I'm having an issue with a car relay that controls an air conditioner electromagnetic clutch. I'm hoping someone with more electrical knowledge than myself might be able to help me understand what might be at fault.

Although there is 12V across the relay coil terminal contacts in the fuse box, the relay will not turn on while inserted. If I remove the relay from the socket in the fuse box, and connect those same relay coil contacts directly to the car battery, the relay switches as expected. What I'm not understanding is why the relay will switch when connected directly to the battery, but not when connected to the socket which has the same voltage as the battery main, according to my multimeter (while the relay is not inserted).

I tried replacing the controller that supplies power to the relay coil thinking that might be the issue, but with the new controller the problem still persists. So I suspect some type of wiring issue. I just do not understand what might cause the issue, given that the voltage reading is the same.

Thanks for any insight.
 

Did you really measured voltage across relay coil or measured with respect to ground??
 

You are measuring the voltage without any current flowing. The wiring has bad resistance that causes the voltage to drop at the relay coil when current flows. Measure the voltage at the relay coil when it does not work and you will see the voltage is dropped by bad wiring. Maybe it is a rusted connection to the car frame.
 

You need to measure the voltage with the relay still in the socket to get a meaningful measurement. There are two possibilities:

1. The 12V side of the relay coil is good but the other side isn't near enough to 0V for the relay to operate.
2. The 12V drops while trying to drive the coil and it no longer has enough power to operate it.

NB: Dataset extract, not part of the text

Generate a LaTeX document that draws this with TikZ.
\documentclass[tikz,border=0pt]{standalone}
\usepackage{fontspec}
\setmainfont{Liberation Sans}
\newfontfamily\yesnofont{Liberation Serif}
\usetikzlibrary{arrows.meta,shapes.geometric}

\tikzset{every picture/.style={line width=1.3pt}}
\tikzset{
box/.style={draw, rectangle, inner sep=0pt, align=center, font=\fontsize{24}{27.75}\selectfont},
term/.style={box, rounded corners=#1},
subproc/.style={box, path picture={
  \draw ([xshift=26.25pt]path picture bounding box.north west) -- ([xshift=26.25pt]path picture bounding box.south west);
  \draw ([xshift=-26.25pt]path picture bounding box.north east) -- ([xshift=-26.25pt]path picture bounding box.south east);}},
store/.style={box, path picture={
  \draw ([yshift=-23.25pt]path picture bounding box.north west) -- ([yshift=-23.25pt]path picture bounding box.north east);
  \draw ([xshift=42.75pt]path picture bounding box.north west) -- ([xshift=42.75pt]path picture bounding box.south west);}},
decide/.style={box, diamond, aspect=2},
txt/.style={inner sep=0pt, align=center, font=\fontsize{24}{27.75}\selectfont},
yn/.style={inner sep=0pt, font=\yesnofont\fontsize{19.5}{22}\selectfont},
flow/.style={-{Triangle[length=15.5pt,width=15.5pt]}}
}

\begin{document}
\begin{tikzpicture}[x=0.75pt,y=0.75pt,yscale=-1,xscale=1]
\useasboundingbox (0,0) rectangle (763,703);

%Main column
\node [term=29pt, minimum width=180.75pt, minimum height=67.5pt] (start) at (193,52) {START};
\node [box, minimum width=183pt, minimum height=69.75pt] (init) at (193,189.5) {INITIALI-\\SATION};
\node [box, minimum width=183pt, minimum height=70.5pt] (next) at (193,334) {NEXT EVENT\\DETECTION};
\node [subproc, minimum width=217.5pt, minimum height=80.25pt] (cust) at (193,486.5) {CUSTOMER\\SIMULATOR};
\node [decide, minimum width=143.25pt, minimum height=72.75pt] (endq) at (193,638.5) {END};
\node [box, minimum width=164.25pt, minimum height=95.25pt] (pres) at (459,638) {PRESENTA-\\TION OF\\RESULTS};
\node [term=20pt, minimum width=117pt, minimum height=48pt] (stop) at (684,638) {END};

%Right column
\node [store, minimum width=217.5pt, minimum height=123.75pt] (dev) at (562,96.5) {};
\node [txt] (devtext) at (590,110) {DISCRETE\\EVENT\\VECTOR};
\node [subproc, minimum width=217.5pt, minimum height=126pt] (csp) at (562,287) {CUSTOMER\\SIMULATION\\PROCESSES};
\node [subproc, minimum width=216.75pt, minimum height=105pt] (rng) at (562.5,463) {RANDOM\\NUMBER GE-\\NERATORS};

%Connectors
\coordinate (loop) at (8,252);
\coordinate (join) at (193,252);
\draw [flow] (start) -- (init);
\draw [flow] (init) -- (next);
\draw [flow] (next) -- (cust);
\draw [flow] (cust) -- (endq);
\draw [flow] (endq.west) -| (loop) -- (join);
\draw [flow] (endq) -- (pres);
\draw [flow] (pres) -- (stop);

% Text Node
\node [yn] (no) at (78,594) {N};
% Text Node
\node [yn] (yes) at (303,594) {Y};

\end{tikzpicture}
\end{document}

Remember, it's the voltage across the coil that matters, not the voltage at one side or the other.

Brian.
 

The input impedence of a voltmeter is very high. So it is sensitive to leakage currents. At this situation it is better to depend on a small 12v filament lamp as a voltmeter. If the lamp perfectly glows it indicates that the full 12v is present. Use the lamp to find presence/absence of 12v supply in the relay circuit.
 

Hi..

Check the DC resistance of the relay coil. Then find a resistor of the same value, or close to the same value. Connect the resistor across the relay socket terminals and measure the voltage drop across the resistor. If there is no voltage drop, then the circuit is open and there is probably a problem with the wiring or elsewhere in the circuit. Otherwise, you can then calculate the current thru the resistor using ohms law and determine if it is enough to energize the relay.